Even before the Project Veritas video, Republicans in Congress had already taken aim at the green bank program. Last January, the House Committee on Energy and Commerce called a top Biden EPA official to testify about what it called “Biden’s green bank giveaway.” The administration’s inspector general (whom Trump has since fired) had also pointed to the potential for fraud in the green bank and other programs, saying in a September letter to Congress that the “pace of spending [by the EPA] escalates not only the risk for fraud but also the urgency for oversight.”

Although the Biden administration parked most of the green bank money at Citi before Trump took office, grantees have so far drawn down very little of it, and only a few projects have gotten off the ground. Climate United, a coalition of financial nonprofits that received the largest single tranche of money from the green bank, issued a $32 million loan for what would be the biggest industrial solar development in Arkansas history. The solar system at the University of Arkansas would save the school around $120 million in energy costs over the next 25 years.

Citi may return the money to the EPA rather than risk a public spat with Trump, but if it does, funding recipients could sue the administration for breaching its contract and withholding obligated funds, said people involved with the green bank initiative. State attorneys general, for instance, could sue to recover money that they were supposed to receive under a $7 billion residential solar program that was part of the initiative. The EPA didn’t answer Grist’s questions about the legality of the clawback.

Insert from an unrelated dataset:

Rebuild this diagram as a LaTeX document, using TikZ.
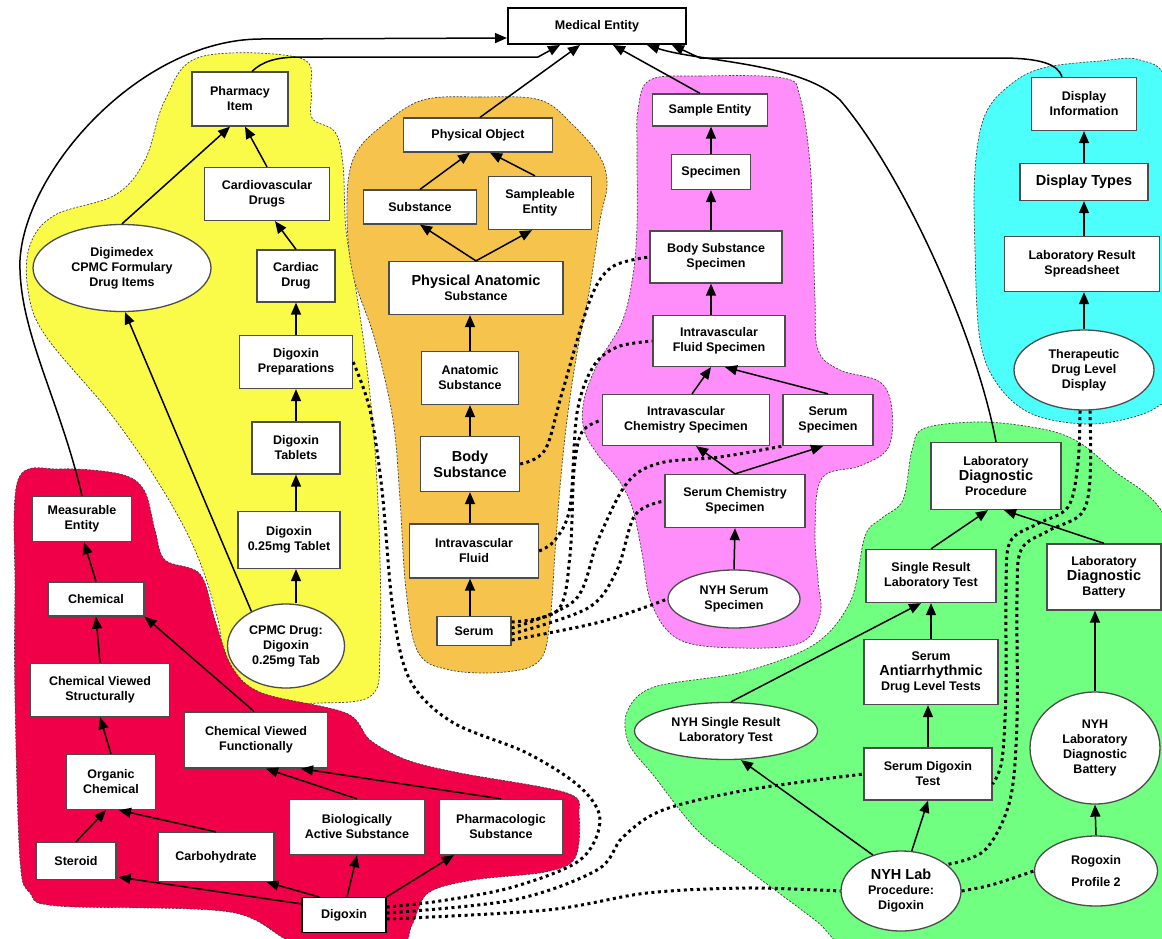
\documentclass[tikz,border=0pt]{standalone}
\usepackage{fontspec}
\setmainfont{Liberation Sans}
\usetikzlibrary{shapes.geometric,arrows.meta,calc}
\newcommand\nf{\fontsize{12.5}{15}\selectfont\bfseries}
\newcommand\bgt{\fontsize{14.5}{16}\selectfont\bfseries}
\definecolor{cyel}{RGB}{250,250,72}
\definecolor{corg}{RGB}{246,196,76}
\definecolor{cpnk}{RGB}{255,142,250}
\definecolor{ccyn}{RGB}{77,255,250}
\definecolor{cgrn}{RGB}{112,255,128}
\definecolor{cred}{RGB}{240,0,72}
\tikzset{
  box/.style={draw=black!70, line width=1.3pt, fill=white, align=center, font=\nf, inner sep=0pt},
  ell/.style={box, ellipse},
  isa/.style={-{Triangle[length=12pt,width=10pt]}, line width=1.5pt},
  inst/.style={line width=3pt, dash pattern=on 3pt off 3.5pt},
  region/.style={draw=black!75, line width=0.7pt, dash pattern=on 2pt off 1.6pt},
}
\begin{document}
\begin{tikzpicture}[x=1pt,y=-1pt]
\useasboundingbox (0,0) rectangle (1162,938);
\clip (0,0) rectangle (1162,938);
\fill[white] (0,0) rectangle (1162,938);

% ---------- regions ----------
\path[region, fill=cyel] plot[smooth cycle, tension=0.6] coordinates {
 (200,57) (300,58) (311,90) (312,118) (335,132) (343,165) (346,230) (356,290)
 (366,360) (375,450) (380,560) (380,650) (372,695) (320,703) (250,700) (226,675)
 (218,620) (195,550) (158,482) (110,413) (45,335) (28,290) (30,245) (55,215)
 (115,195) (145,160) (165,100)};
\path[region, fill=corg] plot[smooth cycle, tension=0.6] coordinates {
 (423,100) (480,97) (540,100) (573,125) (600,157) (607,185) (600,220) (590,287)
 (577,353) (567,420) (560,487) (555,553) (550,620) (540,660) (505,672) (450,670)
 (418,652) (406,590) (400,500) (393,420) (375,340) (352,270) (347,200) (355,155) (383,125)};
\path[region, fill=cpnk] plot[smooth cycle, tension=0.6] coordinates {
 (650,80) (700,76) (783,78) (800,97) (810,163) (813,230) (815,300) (818,350)
 (840,370) (880,382) (892,410) (888,448) (860,466) (822,478) (815,530) (818,580)
 (820,615) (800,643) (740,648) (680,640) (652,605) (642,553) (633,510) (620,482)
 (598,455) (584,430) (584,400) (597,365) (622,322) (633,275) (637,225) (637,150) (638,110)};
\path[region, fill=ccyn] plot[smooth cycle, tension=0.6] coordinates {
 (1043,68) (1100,61) (1140,60) (1168,85) (1182,200) (1182,380) (1160,405)
 (1130,418) (1085,424) (1032,414) (998,385) (980,340) (975,250) (975,170) (985,115) (1010,85)};
\path[region, fill=cgrn] plot[smooth cycle, tension=0.55] coordinates {
 (925,428) (985,422) (1047,430) (1080,443) (1113,470) (1162,512) (1185,600)
 (1185,945) (1100,950) (950,950) (851,948) (815,920) (743,866) (697,830)
 (654,776) (629,744) (627,712) (654,687) (743,672) (815,644) (851,600)
 (865,536) (882,518) (903,500) (912,450)};
\path[region, fill=cred] plot[smooth cycle, tension=0.55] coordinates {
 (18,480) (60,469) (120,474) (144,490) (155,530) (165,560) (200,574) (215,620)
 (232,667) (262,693) (346,713) (370,740) (407,760) (460,773) (567,793) (579,815)
 (575,858) (545,872) (473,880) (428,893) (412,925) (395,950) (300,945) (230,912)
 (58,906) (30,893) (20,860) (15,700) (15,593)};

% ---------- nodes ----------
\node[box, draw=black, line width=2pt, minimum width=178, minimum height=36] (me) at (597,26) {Medical Entity};

\node[box, minimum width=96, minimum height=54] (ph) at (240,99) {Pharmacy\\Item};
\node[box, minimum width=125, minimum height=53] (cvd) at (267,194) {Cardiovascular\\Drugs};
\node[ell, minimum width=178, minimum height=87] (dig) at (122,268) {Digimedex\\CPMC Formulary\\Drug Items};
\node[box, minimum width=78, minimum height=52] (cd) at (296,276) {Cardiac\\Drug};
\node[box, minimum width=113, minimum height=53] (dp) at (296,362) {Digoxin\\Preparations};
\node[box, minimum width=88, minimum height=52] (dt) at (296,448) {Digoxin\\Tablets};
\node[box, minimum width=102, minimum height=57] (dtab) at (289,540) {Digoxin\\0.25mg Tablet};
\node[ell, minimum width=117, minimum height=84] (cpmc) at (286,646) {CPMC Drug:\\Digoxin\\0.25mg Tab};

\node[box, minimum width=149, minimum height=34] (po) at (478,135) {Physical Object};
\node[box, minimum width=113, minimum height=34] (sub) at (420,207) {Substance};
\node[box, minimum width=103, minimum height=53] (se) at (540,203) {Sampleable\\Entity};
\node[box, minimum width=174, minimum height=53] (pas) at (476,288) {{\bgt Physical Anatomic}\\Substance};
\node[box, minimum width=97, minimum height=53] (as) at (470,378) {Anatomic\\Substance};
\node[box, minimum width=99, minimum height=55, font=\bgt] (bs) at (470,464) {Body\\Substance};
\node[box, minimum width=129, minimum height=54] (ivf) at (474,551) {Intravascular\\Fluid};
\node[box, minimum width=74, minimum height=29] (ser) at (474,631) {Serum};

\node[box, minimum width=115, minimum height=32] (sme) at (710,110) {Sample Entity};
\node[box, minimum width=79, minimum height=35] (spec) at (711,172) {Specimen};
\node[box, minimum width=132, minimum height=52] (bss) at (716,257) {Body Substance\\Specimen};
\node[box, minimum width=132, minimum height=51] (ifs) at (719,341) {Intravascular\\Fluid Specimen};
\node[box, minimum width=167, minimum height=51] (ics) at (686,420) {Intravascular\\Chemistry Specimen};
\node[box, minimum width=90, minimum height=51] (ss) at (828,420) {Serum\\Specimen};
\node[box, minimum width=140, minimum height=53] (scs) at (735,501) {Serum Chemistry\\Specimen};
\node[ell, minimum width=132, minimum height=58] (nss) at (734,599) {NYH Serum\\Specimen};

\node[box, minimum width=105, minimum height=53] (di) at (1084,104) {Display\\Information};
\node[box, minimum width=128, minimum height=37, font=\bgt] (dty) at (1084,182) {Display Types};
\node[box, minimum width=155, minimum height=55] (lrs) at (1082,264) {Laboratory Result\\Spreadsheet};
\node[ell, minimum width=140, minimum height=80] (tdl) at (1084,370) {Therapeutic\\Drug Level\\Display};

\node[box, minimum width=130, minimum height=67] (ldp) at (996,476) {Laboratory\\{\bgt Diagnostic}\\Procedure};
\node[box, minimum width=130, minimum height=53] (srlt) at (931,576) {Single Result\\Laboratory Test};
\node[box, minimum width=114, minimum height=66] (ldb) at (1104,577) {Laboratory\\{\bgt Diagnostic}\\Battery};
\node[box, minimum width=134, minimum height=65] (sad) at (931,672) {Serum\\{\bgt Antiarrhythmic}\\Drug Level Tests};
\node[ell, minimum width=183, minimum height=57] (nsr) at (726,731) {NYH Single Result\\Laboratory Test};
\node[ell, minimum width=130, minimum height=112] (nldb) at (1095,748) {NYH\\Laboratory\\Diagnostic\\Battery};
\node[box, minimum width=128, minimum height=52] (sdt) at (928,774) {Serum Digoxin\\Test};
\node[ell, minimum width=120, minimum height=80] (nlp) at (901,891) {{\bgt NYH Lab}\\Procedure:\\Digoxin};
\node[ell, minimum width=123, minimum height=70] (rp) at (1096,871) {Rogoxin\\[7pt]Profile 2};

\node[box, minimum width=99, minimum height=45] (mse) at (82,519) {Measurable\\Entity};
\node[box, minimum width=96, minimum height=34] (chem) at (96,599) {Chemical};
\node[box, minimum width=139, minimum height=53] (cvs) at (100,690) {Chemical Viewed\\Structurally};
\node[box, minimum width=143, minimum height=56] (cvf) at (256,740) {Chemical Viewed\\Functionally};
\node[box, minimum width=89, minimum height=55] (oc) at (111,782) {Organic\\Chemical};
\node[box, minimum width=80, minimum height=37] (ster) at (76,861) {Steroid};
\node[box, minimum width=116, minimum height=49] (carb) at (216,857) {Carbohydrate};
\node[box, minimum width=135, minimum height=55] (bas) at (357,827) {Biologically\\Active Substance};
\node[box, minimum width=123, minimum height=55] (phs) at (501,827) {Pharmacologic\\Substance};
\node[box, draw=black, minimum width=84, minimum height=35] (digx) at (344,915) {Digoxin};

% ---------- links to Medical Entity ----------
\draw[isa] (mse.north) .. controls (60,400) and (18,330) .. (20,260)
  .. controls (25,170) and (140,40) .. (260,39) -- ($(me.west)+(0,12)$);
\draw[isa] ($(ph.north)+(12,0)$) .. controls (262,62) and (275,57) .. (300,57) -- (538,57) -- ($(me.south)+(-37,0)$);
\draw[isa] ($(po.north)+(2,0)$) -- ($(me.south)+(-17,0)$);
\draw[isa] ($(sme.north)+(-10,0)$) -- ($(me.south)+(16,0)$);
\draw[isa] (ldp.north) .. controls (975,330) and (900,170) .. (840,100)
  .. controls (800,62) and (700,62) .. ($(me.south)+(50,0)$);
\draw[isa] ($(di.north)+(-22,0)$) .. controls (1058,64) and (1040,58) .. (1000,58) -- (700,58) -- ($(me.south)+(75,0)$);

% ---------- yellow ----------
\draw[isa] (cvd.north) -- ($(ph.south)+(5,0)$);
\draw[isa] (dig.north) -- ($(ph.south)+(-10,0)$);
\draw[isa] (cd.north) -- ($(cvd.south)+(8,0)$);
\draw[isa] (dp.north) -- (cd.south);
\draw[isa] (dt.north) -- (dp.south);
\draw[isa] (dtab.north -| dt.south) -- (dt.south);
\draw[isa] (cpmc.north -| dt.south) -- (dtab.south -| dt.south);
\draw[isa] (cpmc.135) -- ($(dig.south)+(3,0)$);

% ---------- orange ----------
\draw[isa] (sub.north) -- ($(po.south)+(-8,0)$);
\draw[isa] ($(se.north)+(-5,0)$) -- ($(po.south)+(12,0)$);
\draw[isa] (pas.north) -- (sub.south);
\draw[isa] (pas.north) -- ($(se.south)+(-8,0)$);
\draw[isa] (as.north) -- (as.north |- pas.south);
\draw[isa] (bs.north) -- (bs.north |- as.south);
\draw[isa] (bs.south |- ivf.north) -- (bs.south);
\draw[isa] (bs.south |- ser.north) -- (bs.south |- ivf.south);

% ---------- pink ----------
\draw[isa] (spec.north) -- (spec.north |- sme.south);
\draw[isa] (spec.south |- bss.north) -- (spec.south);
\draw[isa] (spec.south |- ifs.north) -- (spec.south |- bss.south);
\draw[isa] ($(ics.north)+(6,0)$) -- ($(ifs.south)+(-8,0)$);
\draw[isa] (ss.north) -- ($(ifs.south)+(6,0)$);
\draw[isa] (scs.north) -- ($(ics.south)+(10,0)$);
\draw[isa] (scs.north) -- ($(ss.south)+(-5,0)$);
\draw[isa] (nss.north) -- (scs.south);

% ---------- cyan ----------
\draw[isa] (dty.north) -- (di.south);
\draw[isa] (dty.south |- lrs.north) -- (dty.south);
\draw[isa] (tdl.north) -- (tdl.north |- lrs.south);

% ---------- green ----------
\draw[isa] (srlt.north) -- ($(ldp.south)+(-8,0)$);
\draw[isa] (ldb.north) -- ($(ldp.south)+(8,0)$);
\draw[isa] (sad.north) -- (srlt.south);
\draw[isa] ($(nsr.north)+(5,0)$) -- ($(srlt.south)+(-10,0)$);
\draw[isa] (sdt.north) -- (sdt.north |- sad.south);
\draw[isa] (nlp.128) -- ($(nsr.south)+(15,0)$);
\draw[isa] (nlp.75) -- (sdt.south);
\draw[isa] (nldb.north) -- (nldb.north |- ldb.south);
\draw[isa] (rp.north) -- (nldb.south);

% ---------- red ----------
\draw[isa] (chem.north) -- ($(mse.south)+(2,0)$);
\draw[isa] (cvs.north) -- (chem.south);
\draw[isa] ($(cvf.north)+(-2,0)$) -- (chem.south east);
\draw[isa] (oc.north) -- (cvs.south);
\draw[isa] (ster.north) -- ($(oc.south)+(-5,0)$);
\draw[isa] (carb.north) -- ($(oc.south)+(8,0)$);
\draw[isa] (bas.north) -- ($(cvf.south)+(10,0)$);
\draw[isa] (phs.north) -- ($(cvf.south)+(45,0)$);
\draw[isa] ($(digx.north west)+(0,7)$) -- ($(ster.south east)+(2,-3)$);
\draw[isa] ($(digx.north)+(-25,0)$) -- ($(carb.south east)+(-8,0)$);
\draw[isa] ($(digx.north)+(3,0)$) -- (bas.south);
\draw[isa] (digx.north east) -- ($(phs.south west)+(15,0)$);

% ---------- instance (dotted) links ----------
\coordinate (dx1) at ($(digx.east)+(0,-8)$);
\coordinate (dx2) at ($(digx.east)+(0,-2)$);
\coordinate (dx3) at ($(digx.east)+(0,4)$);
\draw[inst] plot[smooth, tension=0.55] coordinates {(dx1) (440,901) (513,887) (580,860) (600,820) (580,787) (527,753) (452,722) (410,680) (393,610) (382,490) (370,410) (dp.east)};
\draw[inst] plot[smooth, tension=0.55] coordinates {(dx2) (513,900) (597,870) (623,837) (663,810) (747,790) (sdt.west)};
\draw[inst] plot[smooth, tension=0.55] coordinates {(dx3) (547,910) (647,893) (747,888) (nlp.west)};

\draw[inst] plot[smooth, tension=0.55] coordinates {(bs.east) (545,450) (562,393) (590,300) (612,267) (bss.west)};
\draw[inst] plot[smooth, tension=0.55] coordinates {(ivf.east) (555,540) (570,507) (577,413) (593,367) (617,347) (ifs.west)};
\coordinate (s1) at ($(ser.east)+(0,-9)$);
\coordinate (s2) at ($(ser.east)+(0,-3)$);
\coordinate (s3) at ($(ser.east)+(0,3)$);
\coordinate (s4) at ($(ser.east)+(0,9)$);
\draw[inst] plot[smooth, tension=0.55] coordinates {(s1) (558,610) (570,555) (574,470) (582,432) (ics.west)};
\draw[inst] plot[smooth, tension=0.55] coordinates {(s2) (575,600) (598,540) (627,483) (660,463) (720,457) (ss.south west)};
\draw[inst] plot[smooth, tension=0.55] coordinates {(s3) (588,608) (617,570) (635,515) (scs.west)};
\draw[inst] plot[smooth, tension=0.55] coordinates {(s4) (600,622) (nss.west)};

\coordinate (t1) at ($(tdl.south)+(-4,0)$);
\coordinate (t2) at ($(tdl.south)+(6,0)$);
\coordinate (sdte) at ($(sdt.east)+(0,10)$);
\draw[inst] plot[smooth, tension=0.55] coordinates {(t1) (1078,463) (1068,507) (1037,524) (1010,542) (1006,590) (1006,690) (1002,760) (sdte)};
\draw[inst] plot[smooth, tension=0.55] coordinates {(t2) (1090,480) (1081,514) (1048,531) (1021,550) (1017,600) (1017,720) (1010,800) (985,850) (nlp.30)};
\draw[inst] (nlp.east) .. controls (990,886) .. (rp.west);
\end{tikzpicture}
\end{document}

In a curious twist, Efron himself predicted that the administration might withhold funds in the very video that Zeldin cites as evidence of malfeasance. After the “gold bars” comment, he predicts that Trump will try to impound money that the Biden administration sent out.

“I think they will come in, and they will issue an order that all grants have to stop,” says Efron in the video. “They’ll say, ‘we’re reevaluating it,’ and then Congress will…pass a law that says, this money doesn’t exist anymore, that you wanted to give out.”